Расскажу еще об одной разведке за «языком». Не солдату трудно понять, как можно взять живого неприятельского солдата, да еще часового с ружьем, а дают такое распоряжение — привести. Посылают, конечно, самых смелых и находчивых. Пошло нас трое. Я за старшего. Ночью, да еще когда потемнее это лучше. Точно так же приходится, как кошка, к нему подкрадываться, но потом я привык. Не помню, отступали мы или наступали в это время, в Польше это было или в Западной Украине. Хлеба еще не убраны. Шоссейная дорога, край ее — кладбище. Было замечено, что на одном углу кладбища стоит часовой, окопы противника рядом; так мы пошли тихо, без разговоров, потом ползли, наконец, добрались до кладбища. Трава местами высокая, каменные доски в рост человека.

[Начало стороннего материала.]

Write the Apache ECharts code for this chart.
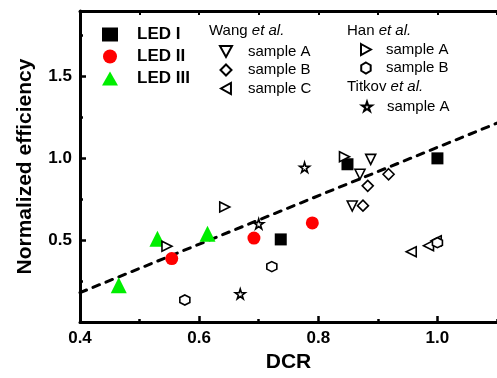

Вдруг едва слышный свист из окопов противника, такой же свист с кладбища. Сидим, идут трое. Мы поодиночке прижались к памятникам. У меня поднялась фуражка на голове, а волос мой стоял, как на ежике колючки. Смерть близка — нам показалось, что нас услыхали и пришли за нами. А это привели смену часовых. Сменили и ушли. Новые часовые встали: один — около каменной доски и памятника, другой у ног. Стало тихо, так прошло несколько минут, хотя там минуты и долги, и коротки. Потом мы, как коты, бросились на них. Двое на часового, третий на подчаска. Беззвучно, сжав им горло, туго завязали рты платками и так же тихо ушли с кладбища, сначала в хлеб некошеный, а потом по дороге в штаб полка. Что там с ними делают, мы не знаем. За это мне дали Георгия 3-й степени, а другим двум георгиевские медали.